Raphael Kalyviotis, a geopolitical analyst, centred his remarks on the persecution of Christians and the continued effect of blasphemy laws, saying, "The systematic persecution of Christians in Pakistan is no regional anomaly. It is a fracture in our global peace, a contagion of intolerance."
The "most politically awkward intervention," the report said, came from Naseem Baloch, chairman of the Baloch National Movement, who broadened the discussion beyond both religious freedom and the ongoing confrontation between Imran Khan's supporters and the Pakistani authorities.
"For decades, the people of Balochistan have faced systematic and widespread human rights violations," he said.

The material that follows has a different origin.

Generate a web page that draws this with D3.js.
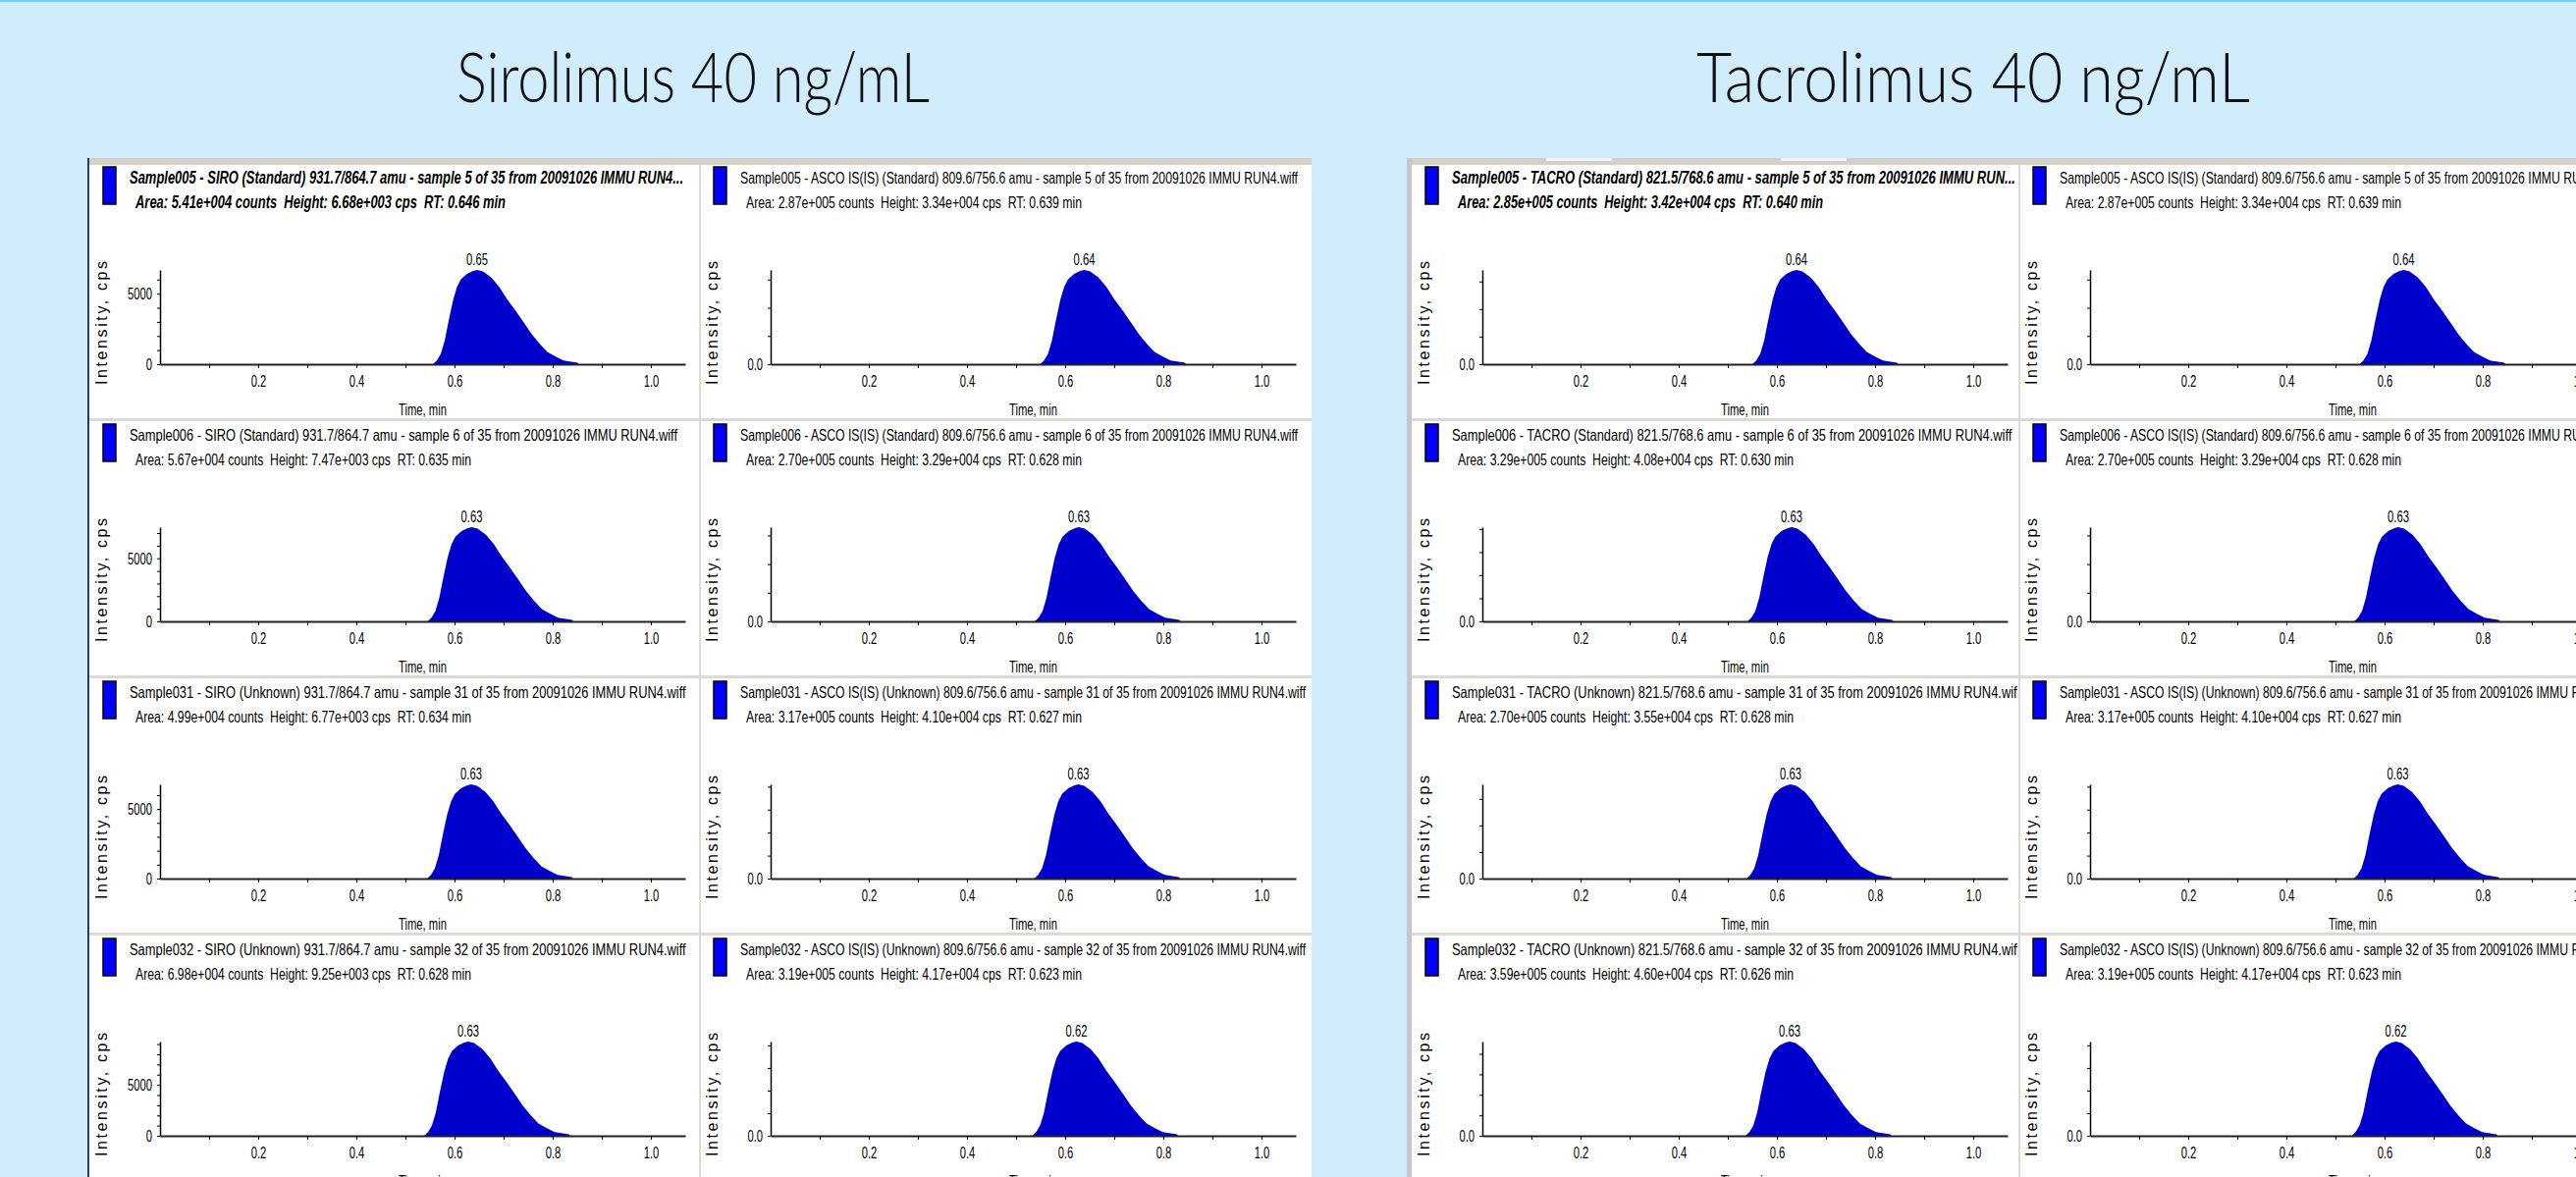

Citing enforced disappearances, extrajudicial killings, arbitrary detention, and torture, Naseem said human rights group findings documented 1,355 enforced disappearances and 229 extrajudicial killings in Balochistan in 2025, with additional cases already recorded this year.
He underlined that repression in Balochistan had persisted under different governments, regardless of who was in power in Islamabad, adding that when Imran Khan was in power, "the suffering of the people of Balochistan did not come to an end."
The remarks, the report said, carried added weight given the presence of Khan's son and one of his former ministers in the room.
Naseem emphasised that many members of Khan's party are now experiencing the same kind of abuses that Baloch activists, students, and political workers had faced for years.
"Whenever injustice is ignored because the victims are marginalised or politically inconvenient, it does not disappear. It spreads," EU Today quoted the Baloch activist as saying.